Design Of Differential CMOS Low Noise Amplifier

Due to the rapid development in science and technology, the wireless communication system has potently shortened the connectivity among people. The dramatic progress of CMOS process technology has gradually evidenced its applications in RF front-end circuits. CMOS process possesses the advantage of low cost and highly integration. As the main part of the RF front-end receiver, the function of the low noise amplifier (LNA) is amplifying the faint signal which incepted from air by the antenna. It can reduce the noise jamming, so as to demodulate right information for the system. The noise performance of the LNA will affect the performance of the whole system directly, and then deciding the sensitivity and dynamic working scope of the receiver. In recent years, the rapid development of wireless radio system leads to an increasing demand of low noise, low power, low lost, high performance and high integration. In order to satisfy the requirement we designed a low noise amplifier (LNA) for 2.5GHz RF front-end receiver.Based on 0.18μm CMOS process and BSIM3v3 model and adopted a Tow-Input and Tow-Output structure, a 2.5GHz CMOS differential low noise amplifier is deigned for the wireless receiver application. This thesis firstly introduces the principle, configuration and advantage of the differential LNA, and then analyzes the current-reuse technology and disadvantages of the traditional structure, and an improved cascode LNA is presented, which adopts a combination of source-degenerated NMOS inverter to improve gain and noise figure.

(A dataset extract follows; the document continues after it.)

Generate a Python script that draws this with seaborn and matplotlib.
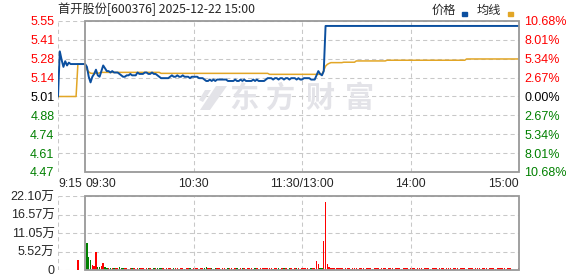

Meanwhile we proposed a parallel LC network instead of the large value gate inductor L_g . From the design standpoint, it economizes the power dissipation, reduces the noise figure and makes the optimization and integration of the stage easy.From the aspect of bias circuit, noise optimization, linear gain, impedance match, and the design methodology for LNA is analyzed, the effect of the source inductive, input matching capacitance and the component model of transistors on LNA is also discussed. Results by ADS show that gain of above 15.053dB, 1.41 ldB NF, the input reflection S₁₁ is -50.68dB, the reverse transmitted coefficient S₁₂ of -20.926dB and PldB of -1.39dBm with good stability are obtained. The LNA consumes about 5.2mA current under the supply voltage of 1.8V. This design can operate at 2.5GHz wireless receiver.